_GOAL:_ Copy out, exactly and without additions, the lines from the one that contains "Recreate this image as a Python" to the one that contains "fig.add_artist(Line2D([6 / W, 6", both ends included.

_RECORDED INFORMATION:_
[Begin]

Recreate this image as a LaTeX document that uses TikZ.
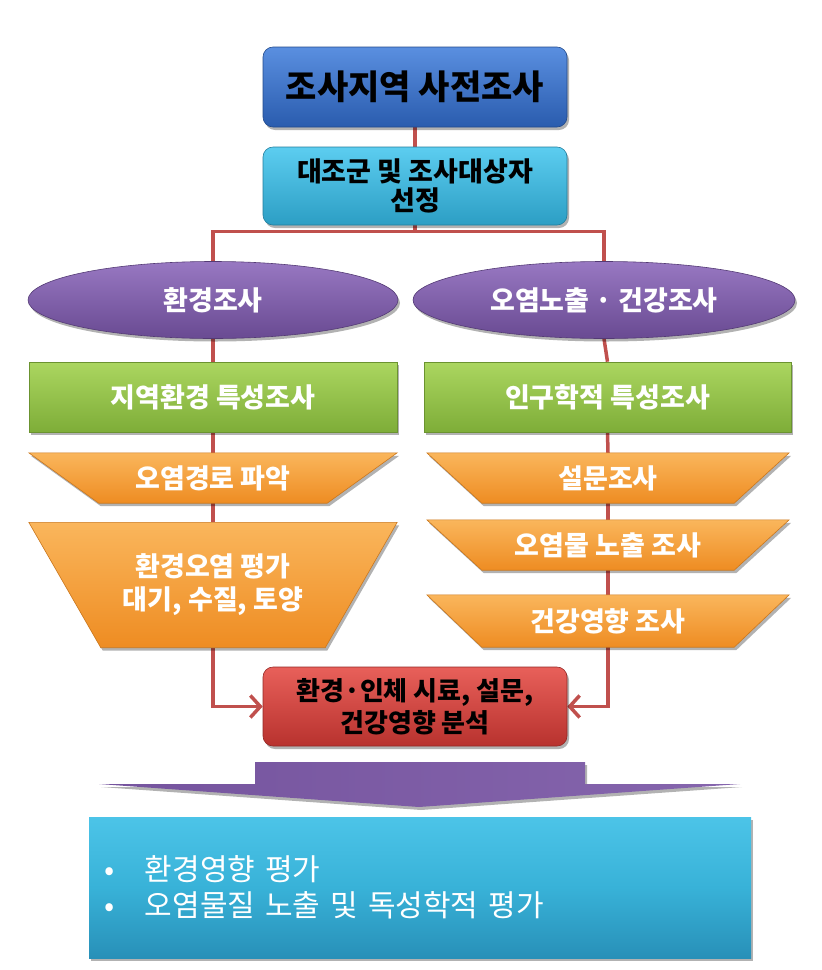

[End]
[Begin]

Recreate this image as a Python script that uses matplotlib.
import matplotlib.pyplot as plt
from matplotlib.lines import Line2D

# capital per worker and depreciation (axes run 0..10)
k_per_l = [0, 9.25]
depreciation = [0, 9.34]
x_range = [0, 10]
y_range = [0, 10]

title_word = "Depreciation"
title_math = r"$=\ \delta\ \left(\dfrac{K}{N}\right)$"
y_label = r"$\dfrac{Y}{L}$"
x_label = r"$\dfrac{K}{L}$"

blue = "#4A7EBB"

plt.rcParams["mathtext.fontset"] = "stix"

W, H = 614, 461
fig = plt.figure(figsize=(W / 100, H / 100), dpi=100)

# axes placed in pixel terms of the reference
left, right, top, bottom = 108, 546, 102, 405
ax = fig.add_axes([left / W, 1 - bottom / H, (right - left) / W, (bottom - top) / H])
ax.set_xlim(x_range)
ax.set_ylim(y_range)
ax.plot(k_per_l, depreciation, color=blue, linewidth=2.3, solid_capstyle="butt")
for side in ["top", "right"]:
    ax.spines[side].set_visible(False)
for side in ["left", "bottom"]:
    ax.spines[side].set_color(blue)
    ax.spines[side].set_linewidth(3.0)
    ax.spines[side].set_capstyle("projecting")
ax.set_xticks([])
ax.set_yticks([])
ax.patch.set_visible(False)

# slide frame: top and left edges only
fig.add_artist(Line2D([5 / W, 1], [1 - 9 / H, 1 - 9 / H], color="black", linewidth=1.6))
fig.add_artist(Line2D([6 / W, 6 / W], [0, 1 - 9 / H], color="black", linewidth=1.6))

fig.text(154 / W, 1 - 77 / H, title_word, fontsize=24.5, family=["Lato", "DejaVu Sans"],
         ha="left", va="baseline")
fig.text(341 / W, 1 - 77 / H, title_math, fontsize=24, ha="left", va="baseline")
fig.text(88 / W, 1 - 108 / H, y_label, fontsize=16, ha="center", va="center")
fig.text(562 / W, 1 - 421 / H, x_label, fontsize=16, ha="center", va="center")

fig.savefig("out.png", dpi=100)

[End]

_WORKED ANSWER:_
Recreate this image as a Python script that uses matplotlib.
import matplotlib.pyplot as plt
from matplotlib.lines import Line2D

# capital per worker and depreciation (axes run 0..10)
k_per_l = [0, 9.25]
depreciation = [0, 9.34]
x_range = [0, 10]
y_range = [0, 10]

title_word = "Depreciation"
title_math = r"$=\ \delta\ \left(\dfrac{K}{N}\right)$"
y_label = r"$\dfrac{Y}{L}$"
x_label = r"$\dfrac{K}{L}$"

blue = "#4A7EBB"

plt.rcParams["mathtext.fontset"] = "stix"

W, H = 614, 461
fig = plt.figure(figsize=(W / 100, H / 100), dpi=100)

# axes placed in pixel terms of the reference
left, right, top, bottom = 108, 546, 102, 405
ax = fig.add_axes([left / W, 1 - bottom / H, (right - left) / W, (bottom - top) / H])
ax.set_xlim(x_range)
ax.set_ylim(y_range)
ax.plot(k_per_l, depreciation, color=blue, linewidth=2.3, solid_capstyle="butt")
for side in ["top", "right"]:
    ax.spines[side].set_visible(False)
for side in ["left", "bottom"]:
    ax.spines[side].set_color(blue)
    ax.spines[side].set_linewidth(3.0)
    ax.spines[side].set_capstyle("projecting")
ax.set_xticks([])
ax.set_yticks([])
ax.patch.set_visible(False)

# slide frame: top and left edges only
fig.add_artist(Line2D([5 / W, 1], [1 - 9 / H, 1 - 9 / H], color="black", linewidth=1.6))
fig.add_artist(Line2D([6 / W, 6 / W], [0, 1 - 9 / H], color="black", linewidth=1.6))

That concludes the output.